Arteriopatia splenica nella sindrome di Ehlers Danlos vascolare, meglio l’embolizzazione

L’arteriopatia splenica nella sindrome di Ehlers Danlos vascolare (VEDS) è associata a varianti che hanno un impatto sulla struttura e sulla secrezione del collagene di tipo III e frequentemente si presentano con rotture. La conseguente riparazione con chirurgia aperta è associata ad elevati livelli di morbidità e mortalità, mentre l’embolizzazione è associata ad outcomes positivi. È quanto evidenziato da un team guidato da Sherene Shalhub, della Oregon Health & Science University di Protland (USA), e pubblicato sul Journal of Vascular Surgery, secondo il quale è consigliato un follow-up dei pazienti con la malattia rara, dal momento che si può verificare una arteriopatia splenica secondaria.

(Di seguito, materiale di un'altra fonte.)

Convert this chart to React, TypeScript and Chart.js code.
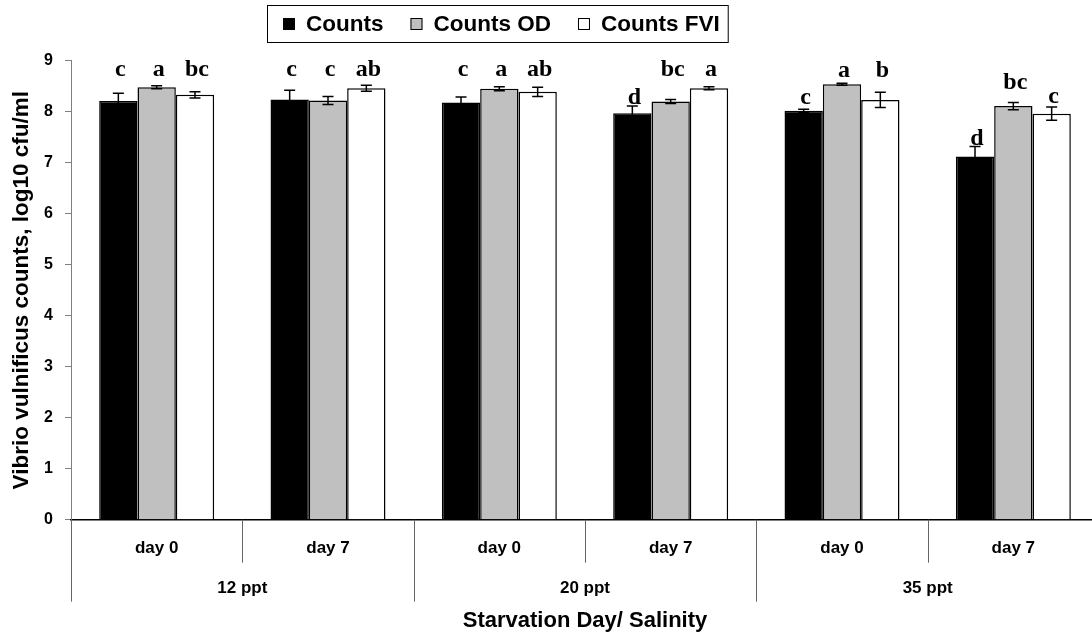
import React, { useEffect, useRef } from "react";
import { Chart, registerables } from "chart.js";

Chart.register(...registerables);

const dayLabels = ["day 0", "day 7", "day 0", "day 7", "day 0", "day 7"];
const salinityLabels = ["12 ppt", "20 ppt", "35 ppt"];
const seriesNames = ["Counts", "Counts OD", "Counts FVI"];
const seriesColors = ["#000000", "#c0c0c0", "#ffffff"];

const counts = [8.21, 8.24, 8.18, 7.97, 8.02, 7.12];
const countsOD = [8.48, 8.22, 8.45, 8.2, 8.54, 8.11];
const countsFVI = [8.33, 8.46, 8.39, 8.46, 8.23, 7.96];

const errCounts = [0.15, 0.18, 0.11, 0.14, 0.03, 0.2];
const errOD = [0.03, 0.08, 0.04, 0.04, 0.02, 0.07];
const errFVI = [0.06, 0.06, 0.09, 0.03, 0.15, 0.13];

const lettersCounts = ["c", "c", "c", "d", "c", "d"];
const lettersOD = ["a", "c", "a", "bc", "a", "bc"];
const lettersFVI = ["bc", "ab", "ab", "a", "b", "c"];

// baseline level of each significance letter, in axis units
const letterLevelCounts = [8.7, 8.7, 8.7, 8.16, 8.16, 7.34];
const letterLevelOD = [8.7, 8.7, 8.7, 8.7, 8.69, 8.44];
const letterLevelFVI = [8.7, 8.7, 8.7, 8.7, 8.69, 8.18];

const yTitle = "Vibrio vulnificus counts, log10 cfu/ml";
const xTitle = "Starvation Day/ Salinity";

const SANS = "'Liberation Sans', Arial, sans-serif";
const SERIF = "'Liberation Serif', 'Times New Roman', serif";

const errors = [errCounts, errOD, errFVI];
const letters = [lettersCounts, lettersOD, lettersFVI];
const letterLevels = [letterLevelCounts, letterLevelOD, letterLevelFVI];

const overlayPlugin = {
  id: "overlay",
  afterDatasetsDraw(chart: any) {
    const ctx = chart.ctx;
    const y = chart.scales.y;
    ctx.save();
    // error bars
    ctx.strokeStyle = "#000";
    ctx.lineWidth = 1.5;
    for (let d = 0; d < 3; d++) {
      const meta = chart.getDatasetMeta(d);
      const vals = chart.data.datasets[d].data as number[];
      meta.data.forEach((bar: any, i: number) => {
        const v = vals[i];
        const e = errors[d][i];
        const yt = y.getPixelForValue(v + e);
        const yb = y.getPixelForValue(v - e);
        const cw = 5.5;
        ctx.beginPath();
        ctx.moveTo(bar.x, yt);
        ctx.lineTo(bar.x, yb);
        ctx.moveTo(bar.x - cw, yt);
        ctx.lineTo(bar.x + cw, yt);
        ctx.moveTo(bar.x - cw, yb);
        ctx.lineTo(bar.x + cw, yb);
        ctx.stroke();
      });
    }
    // letters
    ctx.fillStyle = "#000";
    ctx.font = `bold 24px ${SERIF}`;
    ctx.textAlign = "center";
    ctx.textBaseline = "alphabetic";
    for (let d = 0; d < 3; d++) {
      const meta = chart.getDatasetMeta(d);
      meta.data.forEach((bar: any, i: number) => {
        ctx.fillText(letters[d][i], bar.x + 2, y.getPixelForValue(letterLevels[d][i]));
      });
    }
    ctx.restore();
  },
  afterDraw(chart: any) {
    const ctx = chart.ctx;
    const x = chart.scales.x;
    const area = chart.chartArea;
    const n = dayLabels.length;
    const step = x.getPixelForValue(1) - x.getPixelForValue(0);
    ctx.save();
    // dividers
    for (let i = 0; i <= n; i++) {
      const px = Math.round(x.getPixelForValue(0) - step / 2 + i * step) + 0.5;
      const long = i % 2 === 0;
      ctx.strokeStyle = "#666";
      ctx.lineWidth = 1;
      ctx.beginPath();
      ctx.moveTo(px, area.bottom);
      ctx.lineTo(px, area.bottom + (long ? 82 : 43));
      ctx.stroke();
    }
    // day labels
    ctx.fillStyle = "#000";
    ctx.font = `bold 17px ${SANS}`;
    ctx.textAlign = "center";
    ctx.textBaseline = "middle";
    dayLabels.forEach((lab, i) => {
      ctx.fillText(lab, x.getPixelForValue(i), area.bottom + 29);
    });
    salinityLabels.forEach((lab, j) => {
      const cx = (x.getPixelForValue(2 * j) + x.getPixelForValue(2 * j + 1)) / 2;
      ctx.fillText(lab, cx, area.bottom + 69);
    });
    // legend
    ctx.font = `bold 22.5px ${SANS}`;
    ctx.textBaseline = "middle";
    ctx.textAlign = "left";
    const left = 267;
    const top = 5.5;
    const h = 37;
    let cur = left + 16;
    const positions: number[] = [];
    seriesNames.forEach((name) => {
      positions.push(cur);
      cur += 23 + ctx.measureText(name).width + 27;
    });
    const right = cur - 27 + 8;
    ctx.strokeStyle = "#000";
    ctx.lineWidth = 1;
    ctx.strokeRect(left + 0.5, top, right - left, h);
    seriesNames.forEach((name, k) => {
      const sx = positions[k];
      ctx.fillStyle = seriesColors[k];
      ctx.fillRect(sx, 18, 12, 12);
      ctx.strokeStyle = "#000";
      ctx.strokeRect(sx + 0.5, 18.5, 11, 11);
      ctx.fillStyle = "#000";
      ctx.fillText(name, sx + 23, 25);
    });
    ctx.restore();
  },
};

export default function App() {
  const ref = useRef<HTMLCanvasElement | null>(null);
  useEffect(() => {
    if (!ref.current) return;
    const chart = new Chart(ref.current, {
      type: "bar",
      data: {
        labels: dayLabels,
        datasets: [counts, countsOD, countsFVI].map((vals, k) => ({
          label: seriesNames[k],
          data: vals,
          backgroundColor: seriesColors[k],
          borderColor: "#000",
          borderWidth: 1.5,
          categoryPercentage: 0.671,
          barPercentage: 1.0,
        })),
      },
      options: {
        responsive: false,
        animation: false,
        layout: { padding: { top: 60.7, right: 1, left: 0, bottom: 0 } },
        plugins: {
          legend: { display: false },
          tooltip: { enabled: false },
        },
        scales: {
          x: {
            type: "category",
            ticks: { display: false },
            grid: { display: false },
            border: { display: true, color: "#000", width: 1.5 },
            title: {
              display: true,
              text: xTitle,
              color: "#000",
              font: { family: SANS, size: 22, weight: "bold" },
              padding: { top: 0, bottom: 0 },
            },
            afterFit: (s: any) => {
              s.height = 114.3;
            },
          },
          y: {
            min: 0,
            max: 9,
            ticks: {
              stepSize: 1,
              color: "#000",
              font: { family: SANS, size: 16, weight: "bold" },
              padding: 12,
            },
            grid: {
              display: true,
              drawOnChartArea: false,
              drawTicks: true,
              tickLength: 6,
              color: "#808080",
            },
            border: { display: true, color: "#808080", width: 1 },
            title: {
              display: true,
              text: yTitle,
              color: "#000",
              font: { family: SANS, size: 22.5, weight: "bold" },
              padding: { top: 8, bottom: 0 },
            },
            afterFit: (s: any) => {
              s.width = 71;
            },
          },
        },
      } as any,
      plugins: [overlayPlugin],
    });
    return () => chart.destroy();
  }, []);
  return (
    <div
      style={{
        position: "fixed",
        left: 0,
        top: 0,
        width: 1092,
        height: 634,
        overflow: "hidden",
        background: "#fff",
      }}
    >
      <canvas ref={ref} width={1100} height={634} style={{ display: "block" }} />
    </div>
  );
}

Il team, a partire da un’analisi cross-sectional di 1.547 individui, ha selezionato 88 pazienti con arteria splenica. Di questi, un terzo ha avuto una diagnosi di VEDS e il 17% ha avuto una diagnosi post morte. La maggioranza, il 61%, aveva una storia familiare e sempre una quota maggiore aveva varianti COL3A1 associate a minima produzione di collagene normale. Il follow-up medio è stato di 8,5 anni. La presentazione iniziale era a causa di una rottura, nel 47% dei casi. Una rottura dell’arteria splenica è stata evidenziata nel 51% dei partecipanti.

Inoltre, non sarebbero state osservate differenze tra le manifestazioni della VEDS e le varianti di COL3A1 e l’aneurisma dell’arteria splenica è stato evidenziato nel 39% dei casi. Il 38,6% dei pazienti è andato incontro a chirurgica, per un totale di 40 interventi, di cui 21 in aperto. E tra le complicanze dell’intervento di questo tipo c’erano la fistula arteriovenosa, danno intestinale o pancreatico e quattro decessi intraoperatori. Di contro, non ci sono state morti o complicanze al sito di accesso correlate all’embolizzazione dell’arteria splenica.